--- Begin ---
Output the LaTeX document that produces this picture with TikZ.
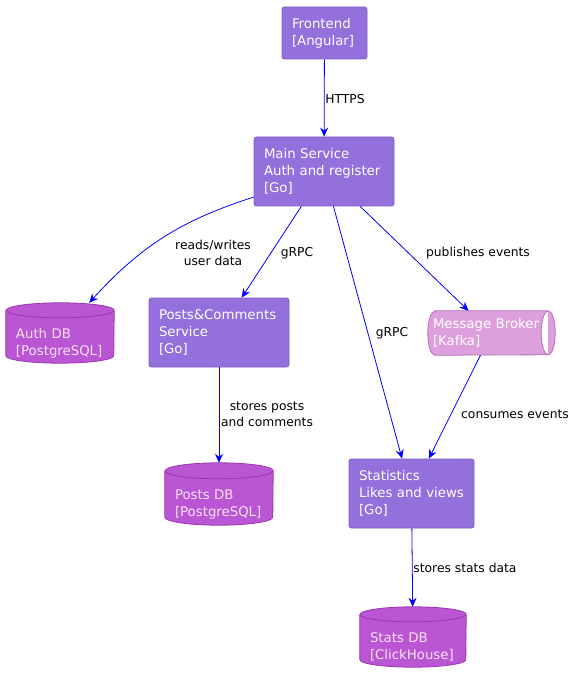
\documentclass[tikz,border=0pt]{standalone}
\usepackage{fontspec}
\usetikzlibrary{arrows.meta,calc,backgrounds}
\newfontfamily\dvsans{DejaVu Sans}
\definecolor{compfill}{HTML}{9370DB}
\definecolor{compline}{HTML}{7E5BC4}
\definecolor{dbfill}{HTML}{BA55D3}
\definecolor{dbline}{HTML}{9B35B3}
\definecolor{dbtext}{HTML}{F6E2F6}
\definecolor{mqfill}{HTML}{DDA0DD}
\definecolor{mqline}{HTML}{B56EBF}
% upright cylinder round a node: [style](node)(x radius:y radius)
\def\dbcyl[#1](#2)(#3:#4){\draw[#1] ($(#2.north west)+(0pt,-#4)$) -- ($(#2.south west)+(0pt,#4)$) arc (180:360:#3 and #4) -- ($(#2.north east)+(0pt,-#4)$) arc (0:180:#3 and #4) -- cycle ($(#2.north west)+(0pt,-#4)$) arc (180:360:#3 and #4);}
% lying cylinder round a node: [style](node)(x radius:y radius)
\def\mqcyl[#1](#2)(#3:#4){\draw[#1] ($(#2.north west)+(#3,0pt)$) -- ($(#2.north east)+(-#3,0pt)$) arc (90:-90:#3 and #4) -- ($(#2.south west)+(#3,0pt)$) arc (270:90:#3 and #4) -- cycle ($(#2.north east)+(-#3,0pt)$) arc (90:270:#3 and #4);}
\tikzset{
	comp/.style={rectangle, draw=compline, fill=compfill, rounded corners=2.5pt, text=white, align=left,
		font=\dvsans\fontsize{13.3}{17}\selectfont, inner xsep=10pt, inner ysep=0pt, line width=0.8pt},
	queue/.style={rectangle, text=white, align=left,
		font=\dvsans\fontsize{13.3}{17}\selectfont, inner xsep=5pt, inner ysep=0pt},
	store/.style={queue, text=dbtext, inner xsep=10pt, execute at begin node={\rule{0pt}{30pt}}},
	rel/.style={draw=blue, line width=0.8pt, -{Stealth[length=9pt,width=8pt,inset=3pt]}},
	lbl/.style={font=\dvsans\fontsize{12.3}{16}\selectfont, align=center, inner sep=0pt}
}

\begin{document}
\begin{tikzpicture}[x=1pt, y=-1pt]
			%%%%% START %%%%%
			\useasboundingbox (0, 0) rectangle (577, 684);
			
			\node[comp, text width=65, minimum width=85, minimum height=52] (front) at (324.5, 33) {Frontend\\{[Angular]}};
			\node[comp, text width=120, minimum width=140, minimum height=69] (main) at (324, 171.5) {Main Service\\Auth and register\\{[Go]}};
			\node[comp, text width=120, minimum width=140, minimum height=69] (posts) at (219, 332.5) {Posts\&Comments\\Service\\{[Go]}};
			\node[comp, text width=105, minimum width=125, minimum height=69] (stats) at (411.5, 493.5) {Statistics\\Likes and views\\{[Go]}};
			
			\node[store, text width=88, minimum width=108, minimum height=60] (authdb) at (60, 333) {Auth DB\\{[PostgreSQL]}};
			\node[store, text width=88, minimum width=108, minimum height=62] (postsdb) at (219, 494) {Posts DB\\{[PostgreSQL]}};
			\node[store, text width=86, minimum width=106, minimum height=60] (statsdb) at (413, 637) {Stats DB\\{[ClickHouse]}};
			
			\node[queue, text width=117, minimum width=127, minimum height=44] (broker) at (491.5, 333) {Message Broker\\{[Kafka]}};
			
			\begin{scope}[on background layer]
				\dbcyl[fill=dbfill, draw=dbline, line width=0.8pt](authdb)(54pt:7.5pt)
				\dbcyl[fill=dbfill, draw=dbline, line width=0.8pt](postsdb)(54pt:8pt)
				\dbcyl[fill=dbfill, draw=dbline, line width=0.8pt](statsdb)(53pt:7.5pt)
				\mqcyl[fill=mqfill, draw=mqline, line width=0.8pt](broker)(7pt:22pt)
			\end{scope}
			
			\draw[rel] (front) -- (main);
			\draw[rel] (main.200) to[bend right=15] (authdb.46);
			\draw[rel] (main) -- (posts);
			\draw[rel] (main) -- (stats);
			\draw[rel] (main) -- (broker);
			\draw[rel] (broker) -- (stats);
			\draw[rel] (posts) -- (postsdb);
			\draw[rel] (stats) -- (statsdb);
			
			\node[lbl] (lhttps) at (345, 99) {HTTPS};
			\node[lbl] (lauth) at (213, 253) {reads/writes\\user data};
			\node[lbl] (lgrpca) at (297, 253) {gRPC};
			\node[lbl] (lgrpcb) at (392, 333) {gRPC};
			\node[lbl] (lpub) at (478, 253) {publishes events};
			\node[lbl] (lcons) at (515, 414) {consumes events};
			\node[lbl] (lstore) at (267, 414) {stores posts\\and comments};
			\node[lbl] (lstats) at (465, 568) {stores stats data};
			
			%%%%% END %%%%%
		\end{tikzpicture}
\end{document}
--- End ---
## TASK OBJECTIVE
Write out the whole listing again, exactly, with no pictures.

## ANSWER TO THE EXERCISE
Output the LaTeX document that produces this picture with TikZ.
\documentclass[tikz,border=0pt]{standalone}
\usepackage{fontspec}
\usetikzlibrary{arrows.meta,calc,backgrounds}
\newfontfamily\dvsans{DejaVu Sans}
\definecolor{compfill}{HTML}{9370DB}
\definecolor{compline}{HTML}{7E5BC4}
\definecolor{dbfill}{HTML}{BA55D3}
\definecolor{dbline}{HTML}{9B35B3}
\definecolor{dbtext}{HTML}{F6E2F6}
\definecolor{mqfill}{HTML}{DDA0DD}
\definecolor{mqline}{HTML}{B56EBF}
% upright cylinder round a node: [style](node)(x radius:y radius)
\def\dbcyl[#1](#2)(#3:#4){\draw[#1] ($(#2.north west)+(0pt,-#4)$) -- ($(#2.south west)+(0pt,#4)$) arc (180:360:#3 and #4) -- ($(#2.north east)+(0pt,-#4)$) arc (0:180:#3 and #4) -- cycle ($(#2.north west)+(0pt,-#4)$) arc (180:360:#3 and #4);}
% lying cylinder round a node: [style](node)(x radius:y radius)
\def\mqcyl[#1](#2)(#3:#4){\draw[#1] ($(#2.north west)+(#3,0pt)$) -- ($(#2.north east)+(-#3,0pt)$) arc (90:-90:#3 and #4) -- ($(#2.south west)+(#3,0pt)$) arc (270:90:#3 and #4) -- cycle ($(#2.north east)+(-#3,0pt)$) arc (90:270:#3 and #4);}
\tikzset{
	comp/.style={rectangle, draw=compline, fill=compfill, rounded corners=2.5pt, text=white, align=left,
		font=\dvsans\fontsize{13.3}{17}\selectfont, inner xsep=10pt, inner ysep=0pt, line width=0.8pt},
	queue/.style={rectangle, text=white, align=left,
		font=\dvsans\fontsize{13.3}{17}\selectfont, inner xsep=5pt, inner ysep=0pt},
	store/.style={queue, text=dbtext, inner xsep=10pt, execute at begin node={\rule{0pt}{30pt}}},
	rel/.style={draw=blue, line width=0.8pt, -{Stealth[length=9pt,width=8pt,inset=3pt]}},
	lbl/.style={font=\dvsans\fontsize{12.3}{16}\selectfont, align=center, inner sep=0pt}
}

\begin{document}
\begin{tikzpicture}[x=1pt, y=-1pt]
			%%%%% START %%%%%
			\useasboundingbox (0, 0) rectangle (577, 684);
			
			\node[comp, text width=65, minimum width=85, minimum height=52] (front) at (324.5, 33) {Frontend\\{[Angular]}};
			\node[comp, text width=120, minimum width=140, minimum height=69] (main) at (324, 171.5) {Main Service\\Auth and register\\{[Go]}};
			\node[comp, text width=120, minimum width=140, minimum height=69] (posts) at (219, 332.5) {Posts\&Comments\\Service\\{[Go]}};
			\node[comp, text width=105, minimum width=125, minimum height=69] (stats) at (411.5, 493.5) {Statistics\\Likes and views\\{[Go]}};
			
			\node[store, text width=88, minimum width=108, minimum height=60] (authdb) at (60, 333) {Auth DB\\{[PostgreSQL]}};
			\node[store, text width=88, minimum width=108, minimum height=62] (postsdb) at (219, 494) {Posts DB\\{[PostgreSQL]}};
			\node[store, text width=86, minimum width=106, minimum height=60] (statsdb) at (413, 637) {Stats DB\\{[ClickHouse]}};
			
			\node[queue, text width=117, minimum width=127, minimum height=44] (broker) at (491.5, 333) {Message Broker\\{[Kafka]}};
			
			\begin{scope}[on background layer]
				\dbcyl[fill=dbfill, draw=dbline, line width=0.8pt](authdb)(54pt:7.5pt)
				\dbcyl[fill=dbfill, draw=dbline, line width=0.8pt](postsdb)(54pt:8pt)
				\dbcyl[fill=dbfill, draw=dbline, line width=0.8pt](statsdb)(53pt:7.5pt)
				\mqcyl[fill=mqfill, draw=mqline, line width=0.8pt](broker)(7pt:22pt)
			\end{scope}
			
			\draw[rel] (front) -- (main);
			\draw[rel] (main.200) to[bend right=15] (authdb.46);
			\draw[rel] (main) -- (posts);
			\draw[rel] (main) -- (stats);
			\draw[rel] (main) -- (broker);
			\draw[rel] (broker) -- (stats);
			\draw[rel] (posts) -- (postsdb);
			\draw[rel] (stats) -- (statsdb);
			
			\node[lbl] (lhttps) at (345, 99) {HTTPS};
			\node[lbl] (lauth) at (213, 253) {reads/writes\\user data};
			\node[lbl] (lgrpca) at (297, 253) {gRPC};
			\node[lbl] (lgrpcb) at (392, 333) {gRPC};
			\node[lbl] (lpub) at (478, 253) {publishes events};
			\node[lbl] (lcons) at (515, 414) {consumes events};
			\node[lbl] (lstore) at (267, 414) {stores posts\\and comments};
			\node[lbl] (lstats) at (465, 568) {stores stats data};
			
			%%%%% END %%%%%
		\end{tikzpicture}
\end{document}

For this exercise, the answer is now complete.